June 29, 2016 Dos Pisos: A long traverse done as a…

June 29, 2016 Dos Pisos: A long traverse done as a circuit.

Perhaps the best long dive that Zsolt and I have done on this trip was a circuit at Dos Pisos from the south entrance to the north entrance. We did the dive using a single stage.

Drive south of Tulum on 307. Watch for the mile markers on the left side of the road (yes this is awkward since they face away from you). After you pass mile marker 220 slow down and begin watching on the right for a sign that reads: Dos Pisos. There are two signs. The one by the road is worn and hard to read. Another sign, closer to the tree-bush line, is clearly written. Turn right here.

Proceed into Rancho Campensino following the road to the right past houses and buildings. We paid 200 pesos per person at the houses–a guy was there that came out to the car.

Continue on road that trends left past black, rubber water pools and past several intersections. Watch for the signs (signs at every intersection) but I think we always turned left. Eventually you will come to the end of the road. On the left there is junk: mattresses, pole structures, kitchen stuff, etc.

On the right are tables for dive gear. Park here. The trail starts between the tables and goes about 200 feet down to the cenote. The water is clear and the entry is easy. The cave line starts left of center, and back, in sort of an alcove and is above the water line.

The passage starts in a tube-like structure that extends maybe 100-200 feet with a flat bottom passable by back mount or sidemount-stage and then opens into large, diverse passages–this is a great stage dive.

The main line has many jumps and a few T intersections so bring a lot of cookies. We surfaced in clear water on in the north cenote under broken boulders and could see the jungle beyond the rocks. The traverse is upstream and there is a flow that reminds me of the north Florida cave, Peacock.

The passages have white formations and walls in contrast to a brown bottom and constantly change from one section to the next. In the shallow parts, there were massive root sections dropping from the ceiling.

The dive was over two hours and one of the best dives we’ve had in the Yucatan.

Chan Hol: The saga to find this hidden gem. Our story starts…

Chan Hol: The saga to find this hidden gem.

Our story starts with simple directions. Kim Davidsson (owner ProTec) had recommended Chan Hol, and rightly so–it’s a beautiful cave. So we did what any sensible person would do, we read Steve Gerrard’s guide book. We noted that there are two sets of directions in his book: One set tells the reader to turn right after the second big bend in the road 7 km south of Tulum. Firstly, the second big curve is almost 12 km from town not anywhere near 7 km south of Tulum.
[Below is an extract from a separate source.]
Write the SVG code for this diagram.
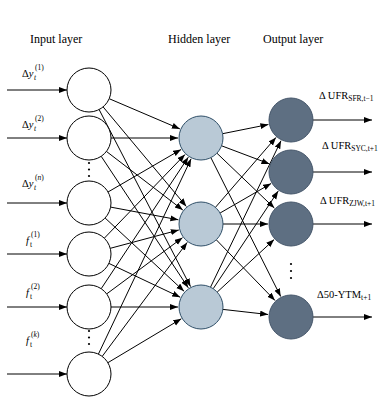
<svg xmlns="http://www.w3.org/2000/svg" width="381" height="397" viewBox="0 0 381 397">
<defs>
<marker id="ah" markerUnits="userSpaceOnUse" markerWidth="9" markerHeight="7" refX="8" refY="3" orient="auto">
<path d="M0,0 L8,3 L0,6 z" fill="#000"/>
</marker>
<style>
.c line{stroke:#000;stroke-width:1;marker-end:url(#ah)}
.in{fill:#fff;stroke:#000;stroke-width:1}
.hd{fill:#b9c9d6;stroke:#2f4f68;stroke-width:1}
.ou{fill:#5e6f82;stroke:#45566a;stroke-width:1}
.hdr{font-family:"Liberation Serif",serif;font-size:12px;fill:#000}
.lb{font-family:"Liberation Serif",serif;font-size:10.5px;fill:#000}
.sm{font-size:7.5px}
.it{font-style:italic}
.dot{fill:#000}
</style>
</defs>
<rect width="381" height="397" fill="#fff"/>
<g id="headers">
<text class="hdr" x="30" y="43">Input layer</text>
<text class="hdr" x="168" y="43">Hidden layer</text>
<text class="hdr" x="263" y="43">Output layer</text>
</g>
<g id="connectors" class="c">
<line x1="7" y1="90" x2="67" y2="90"/>
<line x1="7" y1="138" x2="67" y2="138"/>
<line x1="7" y1="203" x2="67" y2="203"/>
<line x1="7" y1="254" x2="67" y2="254"/>
<line x1="7" y1="307" x2="67" y2="307"/>
<line x1="7" y1="374" x2="67" y2="374"/>
<line x1="109.2" y1="98.7" x2="179.9" y2="128.9"/>
<line x1="103.1" y1="106.9" x2="186.3" y2="206.4"/>
<line x1="99.1" y1="109.5" x2="190.5" y2="286.6"/>
<line x1="111" y1="138" x2="178" y2="138"/>
<line x1="106.4" y1="151.4" x2="182.8" y2="210.0"/>
<line x1="101.2" y1="156.3" x2="188.3" y2="287.8"/>
<line x1="108.0" y1="192.0" x2="181.1" y2="149.5"/>
<line x1="110.6" y1="207.1" x2="178.4" y2="219.8"/>
<line x1="105.1" y1="218.0" x2="184.1" y2="291.3"/>
<line x1="104.3" y1="238.2" x2="185.0" y2="154.5"/>
<line x1="110.3" y1="248.3" x2="178.8" y2="230.0"/>
<line x1="108.9" y1="263.4" x2="180.2" y2="297.2"/>
<line x1="101.2" y1="288.7" x2="188.3" y2="157.2"/>
<line x1="106.7" y1="293.9" x2="182.5" y2="237.7"/>
<line x1="111" y1="307" x2="178" y2="307"/>
<line x1="98.4" y1="354.1" x2="191.1" y2="158.8"/>
<line x1="102.2" y1="356.4" x2="187.2" y2="242.4"/>
<line x1="107.9" y1="362.7" x2="181.3" y2="318.8"/>
<line x1="222.6" y1="133.7" x2="268.4" y2="124.5"/>
<line x1="221.6" y1="145.8" x2="269.5" y2="163.9"/>
<line x1="216.9" y1="153.2" x2="274.4" y2="208.1"/>
<line x1="210.9" y1="157.7" x2="280.7" y2="296.5"/>
<line x1="215.4" y1="207.4" x2="276.0" y2="137.4"/>
<line x1="220.1" y1="213.0" x2="271.1" y2="183.5"/>
<line x1="223" y1="224" x2="268" y2="224"/>
<line x1="216.3" y1="239.8" x2="275.0" y2="300.5"/>
<line x1="210.5" y1="287.2" x2="281.0" y2="140.7"/>
<line x1="213.2" y1="288.7" x2="278.2" y2="191.1"/>
<line x1="217.2" y1="292.1" x2="274.1" y2="239.6"/>
<line x1="222.9" y1="309.4" x2="268.1" y2="314.5"/>
<line x1="313" y1="120" x2="372" y2="120"/>
<line x1="313" y1="172" x2="372" y2="172"/>
<line x1="313" y1="224" x2="372" y2="224"/>
<line x1="313" y1="317" x2="372" y2="317"/>
</g>
<g id="input-nodes">
<circle id="in1" class="in" cx="89" cy="90" r="22"/>
<circle id="in2" class="in" cx="89" cy="138" r="22"/>
<circle id="in3" class="in" cx="89" cy="203" r="22"/>
<circle id="in4" class="in" cx="89" cy="254" r="22"/>
<circle id="in5" class="in" cx="89" cy="307" r="22"/>
<circle id="in6" class="in" cx="89" cy="374" r="22"/>
<g id="in-dots1"><circle class="dot" cx="89" cy="163" r="1.1"/><circle class="dot" cx="89" cy="169.5" r="1.1"/><circle class="dot" cx="89" cy="176" r="1.1"/></g>
<g id="in-dots2"><circle class="dot" cx="89" cy="331" r="1.1"/><circle class="dot" cx="89" cy="337.5" r="1.1"/><circle class="dot" cx="89" cy="344" r="1.1"/></g>
</g>
<g id="hidden-nodes">
<circle id="h1" class="hd" cx="201" cy="138" r="22"/>
<circle id="h2" class="hd" cx="201" cy="224" r="22"/>
<circle id="h3" class="hd" cx="201" cy="307" r="22"/>
</g>
<g id="output-nodes">
<circle id="o1" class="ou" cx="291" cy="120" r="22"/>
<circle id="o2" class="ou" cx="291" cy="172" r="22"/>
<circle id="o3" class="ou" cx="291" cy="224" r="22"/>
<circle id="o4" class="ou" cx="291" cy="317" r="22"/>
<g id="out-dots"><circle class="dot" cx="291" cy="264" r="1.1"/><circle class="dot" cx="291" cy="271" r="1.1"/><circle class="dot" cx="291" cy="278" r="1.1"/></g>
</g>
<g id="input-labels" class="lb">
<text x="22" y="77">Δ<tspan class="it">y</tspan></text>
<text class="lb sm it" x="34" y="80">t</text>
<text class="lb sm" x="35" y="70">(1)</text>
<text x="22" y="128">Δ<tspan class="it">y</tspan></text>
<text class="lb sm it" x="34" y="131">t</text>
<text class="lb sm" x="35" y="121">(2)</text>
<text x="22" y="187">Δ<tspan class="it">y</tspan></text>
<text class="lb sm it" x="34" y="190">t</text>
<text class="lb sm" x="35" y="180">(<tspan class="it">n</tspan>)</text>
<text class="it" x="26" y="244">f</text>
<text class="lb sm" x="30" y="247">t</text>
<text class="lb sm" x="31" y="237">(1)</text>
<text class="it" x="26" y="296">f</text>
<text class="lb sm" x="30" y="299">t</text>
<text class="lb sm" x="31" y="289">(2)</text>
<text class="it" x="26" y="344">f</text>
<text class="lb sm" x="30" y="347">t</text>
<text class="lb sm" x="31" y="337">(<tspan class="it">k</tspan>)</text>
</g>
<g id="output-labels" class="lb">
<text x="319" y="99">Δ UFR<tspan class="sm" dy="2">SFR,t−1</tspan></text>
<text x="322" y="149">Δ UFR<tspan class="sm" dy="2">SYC,t+1</tspan></text>
<text x="320" y="204">Δ UFR<tspan class="sm" dy="2">ZJW,t+1</tspan></text>
<text x="317" y="298">Δ50-YTM<tspan class="sm" dy="2">t+1</tspan></text>
</g>
</svg>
In the second description the directions say 11 km south of Tulum “after the big bend.” Well, there are two big bends between Tulum and the Cenote, Chan Hol.

On day one, we actually drove to the correct Cenote. There is a sign: I can’t pull a picture of the sign in to my blog so Google image Loma Linda, Del Los Mucuyes.
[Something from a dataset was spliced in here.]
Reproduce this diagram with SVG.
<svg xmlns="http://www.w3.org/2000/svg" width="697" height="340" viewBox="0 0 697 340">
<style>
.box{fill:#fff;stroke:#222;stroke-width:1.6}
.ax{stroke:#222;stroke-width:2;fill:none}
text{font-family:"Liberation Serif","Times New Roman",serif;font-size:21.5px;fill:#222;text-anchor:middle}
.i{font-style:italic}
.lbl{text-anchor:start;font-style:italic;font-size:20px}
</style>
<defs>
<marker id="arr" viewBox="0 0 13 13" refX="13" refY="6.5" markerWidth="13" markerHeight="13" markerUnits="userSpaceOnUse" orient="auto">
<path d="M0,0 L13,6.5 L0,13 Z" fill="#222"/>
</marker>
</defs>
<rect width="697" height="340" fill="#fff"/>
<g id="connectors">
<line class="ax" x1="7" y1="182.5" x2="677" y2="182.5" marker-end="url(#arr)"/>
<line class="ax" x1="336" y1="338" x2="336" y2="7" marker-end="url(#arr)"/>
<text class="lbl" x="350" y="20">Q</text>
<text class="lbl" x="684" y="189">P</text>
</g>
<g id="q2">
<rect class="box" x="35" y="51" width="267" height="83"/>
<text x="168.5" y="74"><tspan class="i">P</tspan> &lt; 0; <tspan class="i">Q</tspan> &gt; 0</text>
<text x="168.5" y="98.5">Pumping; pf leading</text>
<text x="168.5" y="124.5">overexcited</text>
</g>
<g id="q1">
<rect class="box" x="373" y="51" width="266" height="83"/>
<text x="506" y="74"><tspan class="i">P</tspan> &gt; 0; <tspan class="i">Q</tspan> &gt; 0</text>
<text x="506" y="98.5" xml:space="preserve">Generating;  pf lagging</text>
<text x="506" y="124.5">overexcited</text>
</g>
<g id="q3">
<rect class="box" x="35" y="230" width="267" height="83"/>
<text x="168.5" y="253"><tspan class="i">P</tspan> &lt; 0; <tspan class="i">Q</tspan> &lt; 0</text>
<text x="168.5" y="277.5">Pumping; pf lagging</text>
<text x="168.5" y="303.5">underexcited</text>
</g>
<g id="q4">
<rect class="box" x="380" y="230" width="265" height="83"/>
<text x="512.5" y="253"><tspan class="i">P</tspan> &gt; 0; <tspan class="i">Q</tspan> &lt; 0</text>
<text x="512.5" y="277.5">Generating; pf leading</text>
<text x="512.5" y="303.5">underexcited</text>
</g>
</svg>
We drove up to the house and asked if we were in the right place: Cenote Chan Hol. The individual working a table saw said no. When I asked him (Donde esta, Chan Hol?) where we could find Chan Hol he shrugged. So we left and motored toward Tulum stopping in all the driveways that we could find between Rancho Loma Linda and Tulum. At this point we gave up and spent the day at Caterpillar.

The next morning we obtained a new set of directions from another diver. He said, “Drive south of Tulum 10 or 12 kms until you come to a big tree right on the side of the road.” Ironically we counted three big trees on the right side of the road and got to visit some cool driveways before ending up at the sign described above, again. We drove into the rancho and parked. I walked up to a different person than the man we’d seen the day before and politely asked if he could direct us to Chan Hol since we were certain we were in the wrong place.
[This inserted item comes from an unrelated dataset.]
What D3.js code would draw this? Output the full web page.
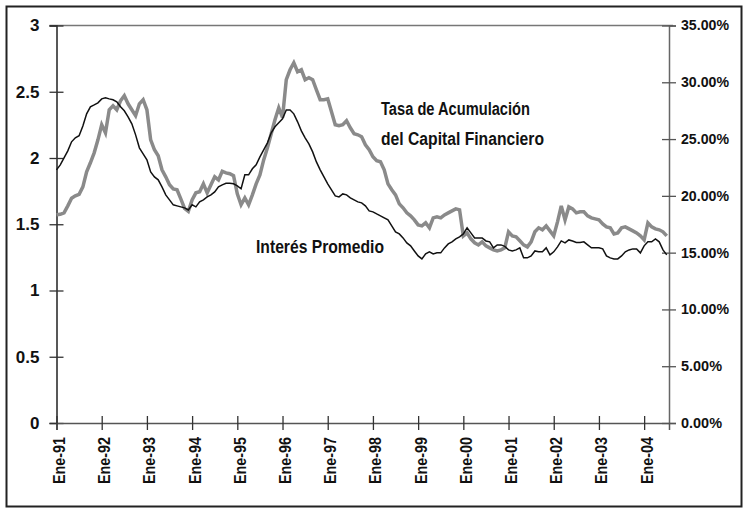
<!DOCTYPE html>
<html>
<head>
<meta charset="utf-8">
<script src="https://cdn.jsdelivr.net/npm/d3@7"></script>
<style>
  body { margin: 0; background: #fff; }
  text { font-family: "Liberation Sans Narrow", "Arial Narrow", "Liberation Sans", sans-serif; font-weight: bold; fill: #111; }
</style>
</head>
<body>
<svg width="749" height="512"></svg>
<script>
// years shown on the axis (every January)
var years = ["91", "92", "93", "94", "95", "96", "97", "98", "99", "00", "01", "02", "03", "04"];

// Tasa de Acumulación del Capital Financiero, monthly Ene-91 .. Jul-04 (left axis)
var tasa = [
  1.571, 1.575, 1.586, 1.639, 1.696, 1.714, 1.726, 1.782, 1.896, 1.964, 2.039, 2.137,
  2.251, 2.190, 2.364, 2.394, 2.364, 2.432, 2.470, 2.409, 2.364, 2.319, 2.409, 2.440,
  2.364, 2.137, 2.062, 2.017, 1.911, 1.858, 1.798, 1.767, 1.760, 1.692, 1.620, 1.597,
  1.684, 1.737, 1.745, 1.805, 1.737, 1.798, 1.858, 1.835, 1.900, 1.888, 1.881, 1.866,
  1.730, 1.647, 1.699, 1.647, 1.722, 1.805, 1.873, 1.986, 2.077, 2.183, 2.289, 2.379,
  2.304, 2.591, 2.666, 2.719, 2.651, 2.666, 2.591, 2.606, 2.591, 2.515, 2.440, 2.440,
  2.447, 2.349, 2.251, 2.243, 2.251, 2.281, 2.228, 2.183, 2.175, 2.160, 2.100, 2.062,
  2.009, 1.979, 1.971, 1.911, 1.805, 1.760, 1.722, 1.654, 1.624, 1.586, 1.563, 1.533,
  1.495, 1.488, 1.511, 1.473, 1.548, 1.556, 1.548, 1.571, 1.586, 1.601, 1.616, 1.609,
  1.412, 1.435, 1.390, 1.360, 1.344, 1.367, 1.337, 1.322, 1.307, 1.299, 1.307, 1.322,
  1.443, 1.412, 1.405, 1.375, 1.344, 1.329, 1.367, 1.443, 1.473, 1.458, 1.488, 1.450,
  1.412, 1.518, 1.639, 1.533, 1.631, 1.616, 1.586, 1.594, 1.594, 1.563, 1.548, 1.541,
  1.533, 1.503, 1.480, 1.473, 1.427, 1.435, 1.473, 1.480, 1.465, 1.450, 1.435, 1.412,
  1.382, 1.511, 1.480, 1.465, 1.458, 1.443, 1.412
];

// Interés Promedio, monthly Ene-91 .. Jul-04, in percent (right axis)
var interes = [
  22.29, 22.73, 23.35, 23.96, 24.76, 25.11, 25.29, 26.16, 27.22, 27.84, 28.01, 28.19,
  28.54, 28.63, 28.54, 28.46, 28.28, 27.84, 27.49, 26.96, 26.34, 25.37, 24.23, 23.70,
  23.17, 22.11, 21.67, 21.41, 20.79, 20.09, 19.65, 19.21, 19.12, 19.03, 18.94, 18.76,
  19.21, 19.03, 19.47, 19.65, 19.91, 20.09, 20.35, 20.79, 20.97, 21.10, 21.10, 21.06,
  20.88, 20.62, 21.85, 21.85, 22.38, 22.73, 23.43, 24.05, 24.67, 25.55, 26.08, 26.43,
  26.78, 27.57, 27.57, 27.22, 26.52, 25.72, 25.11, 24.58, 23.87, 22.99, 22.29, 21.67,
  21.06, 20.53, 20.00, 19.91, 20.17, 20.09, 19.82, 19.65, 19.47, 19.38, 19.12, 18.68,
  18.59, 18.41, 18.24, 18.06, 17.88, 17.36, 16.83, 16.65, 16.30, 15.86, 15.60, 15.15,
  14.71, 14.45, 14.89, 15.07, 14.89, 14.98, 14.98, 15.42, 15.77, 15.95, 16.21, 16.39,
  16.65, 17.18, 16.74, 16.30, 16.30, 16.30, 16.03, 15.95, 15.42, 15.68, 15.68, 15.55,
  15.24, 15.15, 15.24, 15.42, 14.54, 14.54, 14.71, 15.15, 15.07, 15.07, 15.42, 14.80,
  15.07, 15.51, 16.03, 15.86, 16.12, 16.03, 15.90, 15.90, 15.95, 15.68, 15.42, 15.42,
  15.42, 15.33, 14.71, 14.54, 14.45, 14.45, 14.71, 15.07, 15.24, 15.33, 15.33, 14.98,
  15.60, 15.95, 15.95, 16.21, 15.95, 15.24, 14.80
];

var leftTicks = [0, 0.5, 1, 1.5, 2, 2.5, 3];
var rightTicks = [0, 0.05, 0.10, 0.15, 0.20, 0.25, 0.30, 0.35];

var margin = { top: 25.5, right: 80, bottom: 89, left: 56.5 };
var width = 669 - margin.left;
var height = 423 - margin.top;

var svg = d3.select("svg");

// outer frame
svg.append("rect")
  .attr("x", 6.5).attr("y", 6.5)
  .attr("width", 735).attr("height", 500)
  .attr("fill", "none")
  .attr("stroke", "#222")
  .attr("stroke-width", 2);

var g = svg.append("g")
  .attr("transform", "translate(" + margin.left + "," + margin.top + ")");

var x = d3.scaleLinear().domain([0, 162.6]).range([0, width]);
var yL = d3.scaleLinear().domain([0, 3]).range([height, 0]);
var yR = d3.scaleLinear().domain([0, 0.35]).range([height, 0]);

// top border of plot area
g.append("line")
  .attr("x1", -7).attr("x2", width + 4)
  .attr("y1", 0).attr("y2", 0)
  .attr("stroke", "#777").attr("stroke-width", 1.5);

var leftAxis = g.append("g")
  .call(d3.axisLeft(yL).tickValues(leftTicks).tickSize(7).tickPadding(10).tickFormat(d3.format("")));
leftAxis.selectAll(".tick line").attr("x1", 7).attr("stroke", "#333").attr("stroke-width", 1.3);
leftAxis.select(".domain").attr("stroke", "#222").attr("stroke-width", 1.5);
leftAxis.selectAll("text").style("font-size", "17px");

var rightAxis = g.append("g")
  .attr("transform", "translate(" + width + ",0)")
  .call(d3.axisRight(yR).tickValues(rightTicks).tickSize(7).tickPadding(5).tickFormat(d3.format(".2%")));
rightAxis.selectAll(".tick line").attr("x1", -7).attr("stroke", "#555").attr("stroke-width", 1.3);
rightAxis.select(".domain").attr("stroke", "#666").attr("stroke-width", 1.5);
rightAxis.selectAll("text")
  .style("font-size", "14px")
  .attr("textLength", function (d) { return d < 0.1 ? 41 : 48; })
  .attr("lengthAdjust", "spacingAndGlyphs");

var xAxis = g.append("g")
  .attr("transform", "translate(0," + height + ")")
  .call(d3.axisBottom(x)
    .tickValues(years.map(function (d, i) { return i * 12; }))
    .tickSize(7)
    .tickFormat(function (d, i) { return "Ene-" + years[i]; }));
xAxis.selectAll(".tick line").attr("y1", -7).attr("stroke", "#333").attr("stroke-width", 1.3);
xAxis.select(".domain").attr("stroke", "#555").attr("stroke-width", 1.5);
xAxis.selectAll("text")
  .style("font-size", "16px")
  .attr("text-anchor", "end")
  .attr("transform", "rotate(-90)")
  .attr("x", -14)
  .attr("y", 0)
  .attr("dy", "0.5em")
  .attr("textLength", 47)
  .attr("lengthAdjust", "spacingAndGlyphs");

var lineL = d3.line()
  .x(function (d, i) { return x(i); })
  .y(function (d) { return yL(d); });

var lineR = d3.line()
  .x(function (d, i) { return x(i); })
  .y(function (d) { return yR(d / 100); });

g.append("path")
  .datum(tasa)
  .attr("d", lineL)
  .attr("fill", "none")
  .attr("stroke", "#8a8a8a")
  .attr("stroke-width", 3.5)
  .attr("stroke-linejoin", "miter");

g.append("path")
  .datum(interes)
  .attr("d", lineR)
  .attr("fill", "none")
  .attr("stroke", "#111")
  .attr("stroke-width", 1.5);

// annotations
function note(xp, yp, len, txt) {
  svg.append("text")
    .attr("x", xp).attr("y", yp)
    .attr("textLength", len)
    .attr("lengthAdjust", "spacingAndGlyphs")
    .style("font-size", "18px")
    .text(txt);
}
note(381, 115, 149, "Tasa de Acumulación");
note(381, 145, 163, "del Capital Financiero");
note(256, 253, 128, "Interés Promedio");
</script>
</body>
</html>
He raised his eyebrows with a questioning look in his eyes and waved, he said, “This Chan Hol.”

“Donde esta,?” I asked, looking around.

He pointed across his lawn to a wooden table.

And that’s when I saw the faint trail leading over to a white wall, bending left and down into the darkness: Chan Hol.

Needless to say the dives were magnificent. Large, white passages with amazing formations. Huge rooms. Really cool and worth the two days of navigation.

In the interest of other divers who want to dive Chan Hol here are the directions: From the Pemex/Extra (Extra is like a 7-eleven) on the south end of Tulum drive 7.2 miles past the SECOND big bend. You will see a huge tree on the right side of the road. (To emphasize: it is 7.2 miles from the Pemex to the parking spot in Chan Hol based on Google maps.) You will see the sign indicated above just past the tree. Turn right into the driveway, pass through the gate and go right. Park near the wooden table(75 feet). The Cenote is to your right: look for the faint trail that parallels the limestone wall. There are steps into the water. Racking up is easy. The line starts on the back wall slightly right with a red arrow. The cost is 200 pesos per person.